Teachers have complained loudly the CAP takes too much valuable time out of classroom instruction. Mr. Wasyliw wants the board to order an audit to test how much time is sunk into CAP. He also wants to know why students in Quebec and Ontario are faring better than Manitobans in math.

All parents deserve to know whether the Grade 3 CAP has made any difference to their kids, individually, or for Manitoba students as a whole. Tracking and comparing achievement of students, classes and schools allow people to ask if weaknesses lie with the student, the teachers or whether the schools, boards or curriculum are at the heart of a problem. After a decade of assessment, neither the province nor the WSD has shown any inclination to make public this kind of analysis, if it is in fact done. Any call for public reports of such comparisons has been dismissed out of hand.

The province publishes very limited data on its year-over-year CAP results for Grade 3. The Winnipeg School Division possesses a robust trove of data from its decade of multi-grade assessments. Mr.

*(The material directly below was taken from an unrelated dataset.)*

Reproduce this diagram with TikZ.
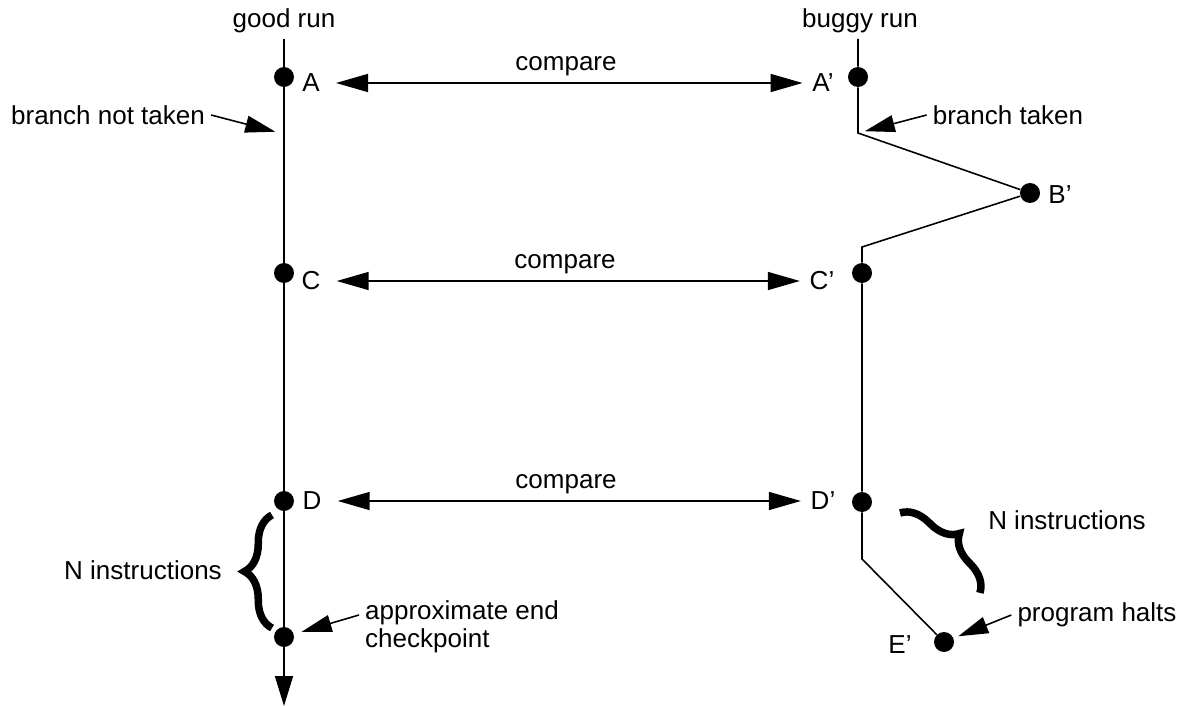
\documentclass[tikz,border=0pt]{standalone}
\usepackage{fontspec}
\setmainfont{Liberation Sans}
\usetikzlibrary{arrows.meta,decorations.pathreplacing,positioning}

\begin{document}
\begin{tikzpicture}[x=0.02cm, y=-0.02cm,
font=\fontsize{14.8pt}{16pt}\selectfont,
dot/.style = {circle, fill=black, inner sep=0pt, minimum size=0.4cm},
lbl/.style = {inner sep=0pt},
line/.style = {draw, line width=0.9pt},
cmparrow/.style = {line, {Triangle[length=0.64cm,width=0.36cm]}-{Triangle[length=0.64cm,width=0.36cm]},
	shorten <=0.32cm, shorten >=0.19cm},
pointer/.style = {line, -{Triangle[length=0.6cm,width=0.34cm]}},
curly/.style = {draw, line width=0.15cm, decorate, decoration={brace, amplitude=0.55cm}}]

\useasboundingbox (0,0) rectangle (1190,706);

% good run
\node (good) at (284,21) {good run};
\coordinate (gtop) at (284,39);
\node [dot] (A) at (284,77) {};
\coordinate (gbranch) at (284,134);
\node [dot] (C) at (284,273) {};
\node [dot] (D) at (284,501) {};
\node [dot] (gend) at (284,637) {};
\coordinate (gbot) at (284,706);

% buggy run
\node (buggy) at (860,21) {buggy run};
\coordinate (btop) at (858,39);
\node [dot] (A2) at (858,77) {};
\coordinate (turn1) at (858,133);
\node [dot] (B2) at (1030,193) {};
\coordinate (turn2) at (862,247);
\node [dot] (C2) at (862,273) {};
\node [dot] (D2) at (862,502) {};
\coordinate (turn3) at (862,559);
\node [dot] (E2) at (944,642) {};

% point labels
\node [lbl] (lA) at (311,83) {A};
\node [lbl] (lA2) at (823,83) {A’};
\node [lbl] (lB2) at (1060,195) {B’};
\node [lbl] (lC) at (311,281) {C};
\node [lbl] (lC2) at (822,281) {C’};
\node [lbl] (lD) at (312,501) {D};
\node [lbl] (lD2) at (823,501) {D’};
\node [lbl] (lE2) at (900,645) {E’};

% notes
\node (notaken) at (108,115) {branch not taken};
\node (taken) at (1008,115) {branch taken};
\node (nleft) at (143,570) {N instructions};
\node (nright) at (1067,520) {N instructions};
\node [anchor=west, align=left] (approx) at (359,627) {approximate end\\checkpoint};
\node (halts) at (1097,615) {program halts};

\path [line] (gtop) -- (A) -- (C) -- (D) -- (gend);
\path [line, -{Triangle[length=0.6cm,width=0.36cm]}] (gend) -- (gbot);
\path [line] (btop) -- (A2) -- (turn1) -- (B2) -- (turn2) -- (C2) -- (D2) -- (turn3) -- (E2);

\path [cmparrow] (lA) -- node [above] {compare} (lA2);
\path [cmparrow] (lC) -- node [above] {compare} (lC2);
\path [cmparrow] (lD) -- node [above] {compare} (lD2);

\path [pointer, shorten >=0.18cm] (notaken.east) -- (gbranch);
\path [pointer, shorten >=0.14cm] (taken.west) -- (turn1);
\path [pointer, shorten >=0.16cm] ([yshift=0.24cm]approx.west) -- (gend);
\path [pointer, shorten >=0.1cm] (halts.west) -- (E2);

\path [curly] (272,628) -- (272,515);
\path [curly] (900,513) -- (980,593);

\end{tikzpicture}
\end{document}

Wasyliw’s motion to track the time spent on CAP is useful, but parents need to know if CAP is worth the time. The only way to get that is to drag out of the data evidence of how students performed, over time. This is possible not just for math, but in language arts, which also is assessed.

Education Minister Nancy Allan should see the value in testing the NDP’s theory, which asserted more than a decade ago assessment, rather than standards tests, is a better way to improve student success in school. In the face of evidence otherwise, she should take Mr. Wasyliw’s lead and adopt, in curriculum and assessment, the best practices of provinces whose students outperform their Manitoba counterparts.